Protocol is really a kind of grammar, or syntax. Inasmuch as the syntactical rules of language constrain our imagination, I can accept the notion of protocol as a form of control. But at the same time, communication is impossible without syntax. As Florian Cramer noted in her response on nettime-l to the G+T piece:

But as with any play, consisting of a ruleset and its free execution, control is never total to the extent that it wouldn't permit freedom... Freedom and control thus are not mutually exclusive, but mutually dependent on each other. To envision communication systems without control - i.e. languages without rules, networks without protocols - and find them desirable, would be utterly an infantilist vision of a pre-language paradise.


To focus in on "protocol" as the description of what defines the network misdirects, or does not go far enough. In computer networks, protocols are probably some of the most neutral aspects of the network, and to push the metaphor into the social network obscures too much. "Law system" is total and comprehensive, and not "neutral" in the way that "protocols" can be read as neutral, as the floor on which the great social contest plays out.
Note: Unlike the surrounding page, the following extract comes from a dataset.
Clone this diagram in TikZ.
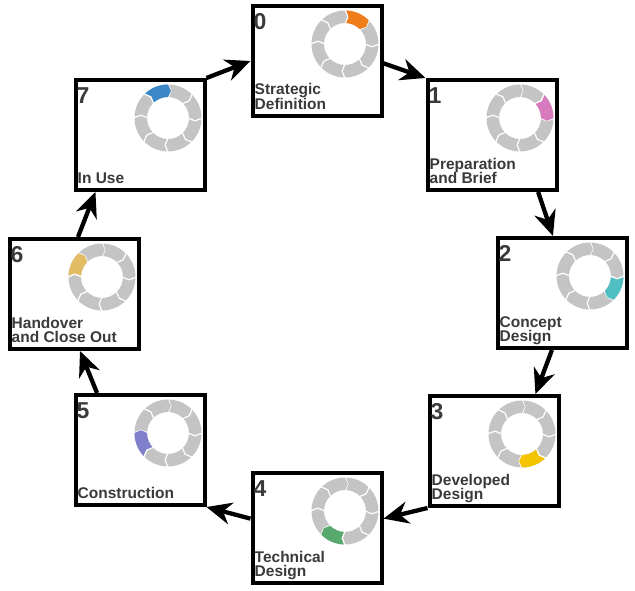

For the network of society, the fundamental relationship of private property in the age of electronics defines the network behavior. "Private property" describes only one possible mode of linking. If "private property" is the protocol in the most general metaphoric sense -- a system of constraints on the interactions between human beings -- well then bring on the counter-protocological practice and lets hypertrophe the network.

In any case, it's that understanding of network dynamics, the historical context and constraints and opportunities -- the law system that informs, binds, sets boundaries, describes, defines etc. etc. that seems to have been missing in the Discussion. And without the comprehension of those network dynamics -- what is and what needs to be done -- progress will be impossible.